Estimating Link Travel Time with Sparse GPS Data on Highway Corridors

Highway travel time is a critical performance measure. This information is important to carriers and shippers to schedule deliveries and plan activities. Past studies have increasingly relied on GPS data to estimate travel time because of the great spatial coverage and the growing availability of the data. However, public GPS data usually report locations and time stamps with a low frequency for proprietary concerns. Sparse location data present challenges for the estimation of travel speed and time, because trip information collected from two consecutive reported locations only reflects aggregate traffic conditions of the traversed highway links on the route. The ordinary least squares method provides a starting point for estimating travel time on each individual link from trip travel time, but this method is sensitive to the variance of vehicle travel speed on a link and is likely to produce volatile estimates.

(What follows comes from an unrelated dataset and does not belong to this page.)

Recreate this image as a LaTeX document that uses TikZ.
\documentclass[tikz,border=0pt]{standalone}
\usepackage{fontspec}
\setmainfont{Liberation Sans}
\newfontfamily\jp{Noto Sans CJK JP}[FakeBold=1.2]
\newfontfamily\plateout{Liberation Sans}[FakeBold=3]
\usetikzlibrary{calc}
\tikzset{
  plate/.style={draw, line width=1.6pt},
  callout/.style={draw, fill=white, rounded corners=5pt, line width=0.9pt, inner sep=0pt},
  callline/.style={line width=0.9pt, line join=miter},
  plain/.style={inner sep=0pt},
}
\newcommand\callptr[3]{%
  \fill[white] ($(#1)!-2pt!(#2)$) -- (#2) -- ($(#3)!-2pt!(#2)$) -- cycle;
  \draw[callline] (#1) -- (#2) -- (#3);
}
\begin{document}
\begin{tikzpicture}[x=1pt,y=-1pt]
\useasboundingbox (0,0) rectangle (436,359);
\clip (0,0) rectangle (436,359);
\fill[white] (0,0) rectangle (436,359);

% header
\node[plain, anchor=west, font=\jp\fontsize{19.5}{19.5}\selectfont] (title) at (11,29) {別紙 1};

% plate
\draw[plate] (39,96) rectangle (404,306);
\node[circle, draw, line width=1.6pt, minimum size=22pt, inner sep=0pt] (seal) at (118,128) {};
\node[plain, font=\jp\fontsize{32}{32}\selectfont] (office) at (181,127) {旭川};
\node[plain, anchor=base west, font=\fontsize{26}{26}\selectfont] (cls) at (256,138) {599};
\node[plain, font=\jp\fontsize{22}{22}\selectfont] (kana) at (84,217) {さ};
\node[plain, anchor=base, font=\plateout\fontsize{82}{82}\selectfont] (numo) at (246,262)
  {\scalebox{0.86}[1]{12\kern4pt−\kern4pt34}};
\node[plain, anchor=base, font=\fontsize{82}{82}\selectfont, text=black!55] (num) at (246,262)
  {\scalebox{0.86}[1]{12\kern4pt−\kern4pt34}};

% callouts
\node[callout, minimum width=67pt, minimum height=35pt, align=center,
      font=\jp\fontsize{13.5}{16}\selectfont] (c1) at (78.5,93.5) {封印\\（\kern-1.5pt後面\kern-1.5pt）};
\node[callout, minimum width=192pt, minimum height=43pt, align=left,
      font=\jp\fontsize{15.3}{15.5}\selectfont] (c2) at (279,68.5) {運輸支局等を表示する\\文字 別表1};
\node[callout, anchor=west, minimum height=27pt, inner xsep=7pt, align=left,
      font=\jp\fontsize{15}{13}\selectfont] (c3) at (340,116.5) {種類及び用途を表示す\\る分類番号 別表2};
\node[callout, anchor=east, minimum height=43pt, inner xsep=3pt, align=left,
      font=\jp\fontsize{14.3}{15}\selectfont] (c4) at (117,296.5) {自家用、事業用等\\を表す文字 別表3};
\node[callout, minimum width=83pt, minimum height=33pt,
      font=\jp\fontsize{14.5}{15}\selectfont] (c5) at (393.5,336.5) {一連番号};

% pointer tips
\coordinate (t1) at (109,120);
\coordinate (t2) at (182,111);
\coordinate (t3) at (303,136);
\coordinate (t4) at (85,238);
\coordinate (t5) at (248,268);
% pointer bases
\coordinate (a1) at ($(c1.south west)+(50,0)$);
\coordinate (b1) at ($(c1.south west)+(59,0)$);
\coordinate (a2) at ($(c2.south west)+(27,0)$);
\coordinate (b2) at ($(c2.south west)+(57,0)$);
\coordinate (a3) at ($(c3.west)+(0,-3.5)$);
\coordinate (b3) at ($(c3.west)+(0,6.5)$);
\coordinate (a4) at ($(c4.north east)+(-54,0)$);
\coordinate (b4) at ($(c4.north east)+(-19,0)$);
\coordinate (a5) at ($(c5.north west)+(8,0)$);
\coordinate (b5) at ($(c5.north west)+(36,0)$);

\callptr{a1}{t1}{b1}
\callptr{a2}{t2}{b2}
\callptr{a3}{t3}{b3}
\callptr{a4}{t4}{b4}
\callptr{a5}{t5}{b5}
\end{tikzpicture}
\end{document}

To obtain an accurate speed and time estimate on each link, the proposed regularized regression model maximizes the likelihood of obtaining the observed trip travel time while also alleviating extra volatility in speed estimates. The performance of the model is evaluated with sparse vehicle location data simulated from actual corridor loop detector data. The model is proved capable of recovering a true speed plot of the corridor. A closer examination of the link travel time allocated on the basis of speed estimates shows that the method improves significantly on benchmark link travel time allocation, particularly in congested areas or on links with great variance of speed.